Forsyth County firefighters worked overnight Thursday and through the morning Friday to extinguish two fires at different locations in the county.

Authorities said no one was injured at either scene, but damage to both structures was significant.

A large number of fire trucks and three ambulances responded to the Gracemont Assisted Living facility, located at 4960 Jot Em Down Road in northern Forsyth County after a fire was reported at about 7:30 a.m. Friday, according to Division Chief Jason Shivers with Forsyth County Fire Department.

Shivers said there was a heavy presence of rescue personnel due to the types of residents who lived there. The fire occurred in a building where memory care residents live.

There were 38 residents evacuated.

Shivers said the fire originated in a dry storage room in the back building of the Gracemont campus, likely in or near a vent fan. He said that the fire was detected by the building’s alarm system, and a building maintenance worker kept it at bay with an extinguisher until firefighters made it to the scene.
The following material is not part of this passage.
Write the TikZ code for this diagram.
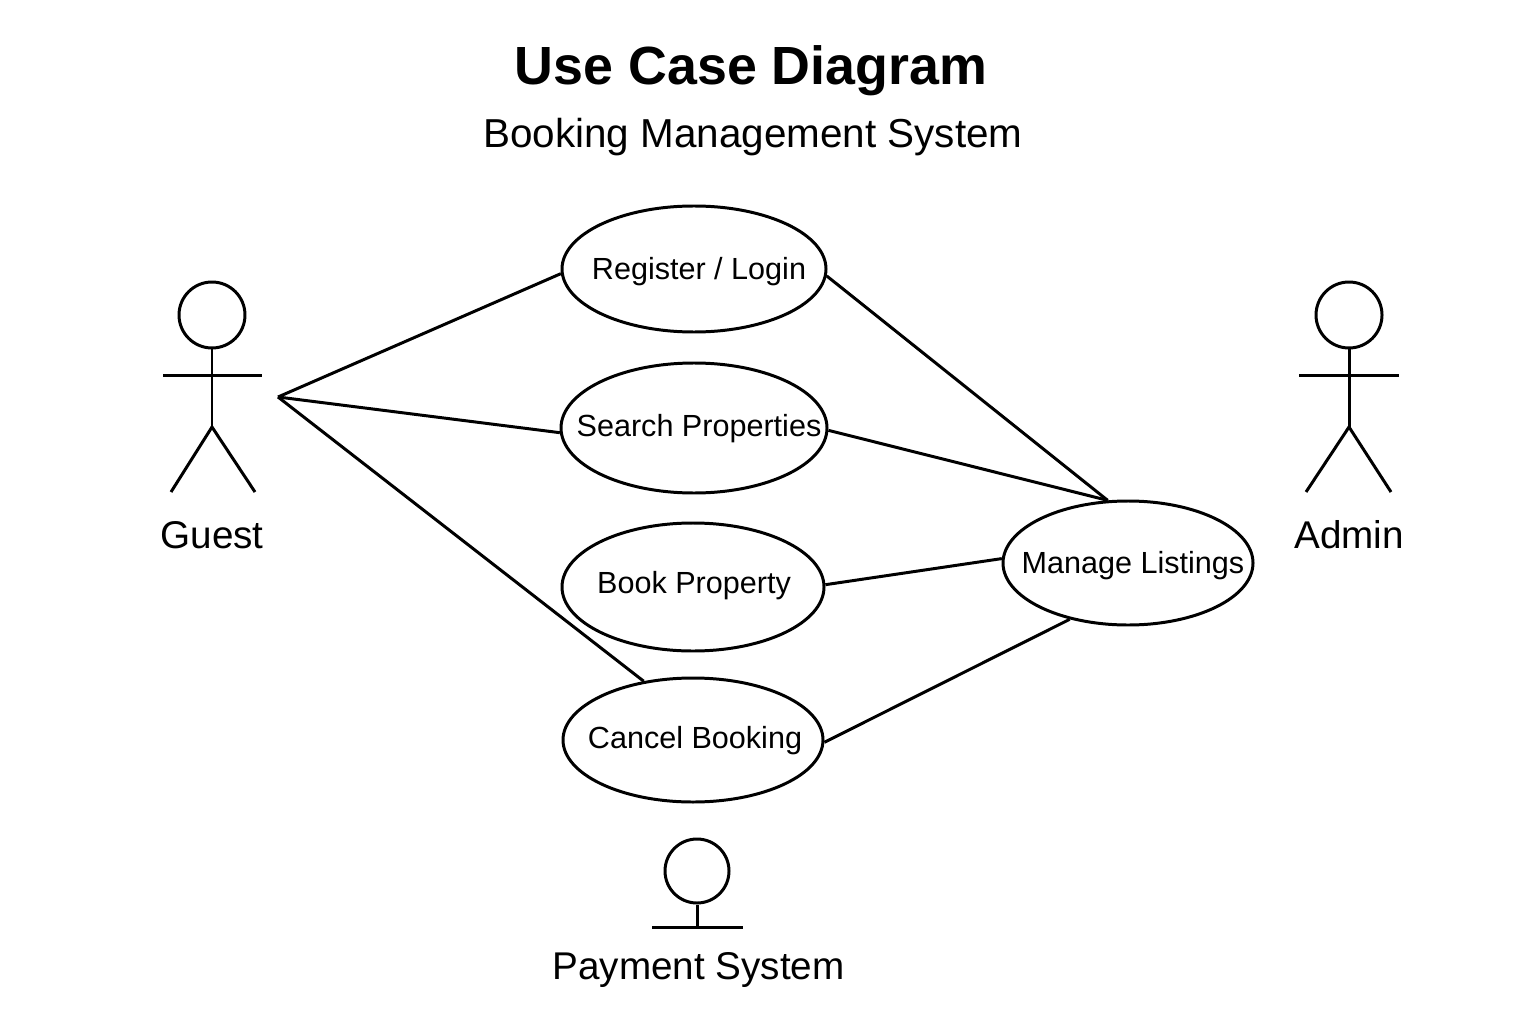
\documentclass[tikz,border=0pt]{standalone}
\usepackage{fontspec}
\setmainfont{Liberation Sans}
\usetikzlibrary{shapes.geometric}
\tikzset{
	usecase/.style={draw, ellipse, line width=0.85pt, inner sep=0pt},
	uclabel/.style={font=\fontsize{8.7}{10}\selectfont},
	head/.style={draw, circle, line width=0.85pt, inner sep=0pt, minimum size=0.66cm},
	actorname/.style={font=\fontsize{11}{13}\selectfont},
	link/.style={line width=0.85pt}
}

\begin{document}
\begin{tikzpicture}
	\useasboundingbox (0,0) rectangle (15.36,10.24);
	% titles
	\node[font=\fontsize{15.3}{18}\selectfont\bfseries] (title) at (7.51,9.53) {Use Case Diagram};
	\node[font=\fontsize{11.5}{14}\selectfont] (subtitle) at (7.53,8.87) {Booking Management System};
	% use cases
	\node[usecase, minimum width=2.64cm, minimum height=1.26cm, label={[uclabel, xshift=0.05cm, yshift=-0.03cm]center:Register / Login}] (register) at (6.94,7.55) {};
	\node[usecase, minimum width=2.66cm, minimum height=1.3cm, label={[uclabel, xshift=0.05cm, yshift=-0.01cm]center:Search Properties}] (search) at (6.94,5.96) {};
	\node[usecase, minimum width=2.62cm, minimum height=1.28cm, label={[uclabel, xshift=0.01cm, yshift=0.01cm]center:Book Property}] (book) at (6.93,4.37) {};
	\node[usecase, minimum width=2.6cm, minimum height=1.24cm, label={[uclabel, xshift=0.02cm, yshift=-0.01cm]center:Cancel Booking}] (cancel) at (6.93,2.84) {};
	\node[usecase, minimum width=2.5cm, minimum height=1.24cm, label={[uclabel, xshift=0.05cm, yshift=-0.03cm]center:Manage Listings}] (manage) at (11.28,4.61) {};
	% guest
	\node[head] (guesthead) at (2.12,7.09) {};
	\coordinate (guesthip) at (2.12,5.97);
	\coordinate (guestapex) at (2.78,6.27);
	\draw[link] (guesthead) -- (guesthip);
	\draw[link] (1.63,6.485) -- (2.62,6.485);
	\draw[link] (1.71,5.32) -- (guesthip) -- (2.55,5.32);
	\node[actorname] (guest) at (2.12,4.89) {Guest};
	% admin
	\node[head] (adminhead) at (13.49,7.09) {};
	\coordinate (adminhip) at (13.49,5.97);
	\draw[link] (adminhead) -- (adminhip);
	\draw[link] (12.99,6.485) -- (13.99,6.485);
	\draw[link] (13.06,5.32) -- (adminhip) -- (13.91,5.32);
	\node[actorname] (admin) at (13.49,4.89) {Admin};
	% payment system
	\node[head, minimum size=0.64cm] (payhead) at (6.97,1.53) {};
	\coordinate (paybase) at (6.97,0.97);
	\draw[link] (payhead) -- (paybase);
	\draw[link] (6.52,0.97) -- (7.43,0.97);
	\node[actorname] (payment) at (6.985,0.54) {Payment System};
	% links
	\draw[link] (guestapex) -- (register.182);
	\draw[link] (guestapex) -- (search.182);
	\draw[link] (guestapex) -- (cancel.130);
	\draw[link] (register.-3) -- (manage.108);
	\draw[link] (search.-1) -- (manage.108);
	\draw[link] (book.1.5) -- (manage.178);
	\draw[link] (cancel.-1.5) -- (manage.-136);
\end{tikzpicture}
\end{document}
He said the building housed a number of residents, who were all evacuated to other parts of the property. The building will remain closed to residents, at least for the time being, because all utilities had to be cut.

Shivers said that fire damage was contained to the storage room, but the Gracemont building has a large amount of water damage from a water line that was melted through in the fire.

According to Shivers, firefighters also responded to a fire overnight that extensively damaged a home under renovation in the Polo Fields subdivision.

Shivers said engines responded to 6655 Waterbury Way at about 11:30 p.m. Thursday and found the unoccupied home “heavily involved” and nearly ready to collapse.

He said that the structure had been burning for a while before it was noticed by a neighbor across the street.

“The damage was done by the time that we got there,” Shivers said.

He said that firefighters initially entered the home, but pulled out shortly after due to the extent of the fire and the likelihood of collapse.

Shivers said the house will likely be a total loss, and that investigations into the cause of this fire are ongoing.

“Because it was an unoccupied structure, there is a need to find out what the cause was,” Shivers said.

He said that nobody was injured in either of the fires.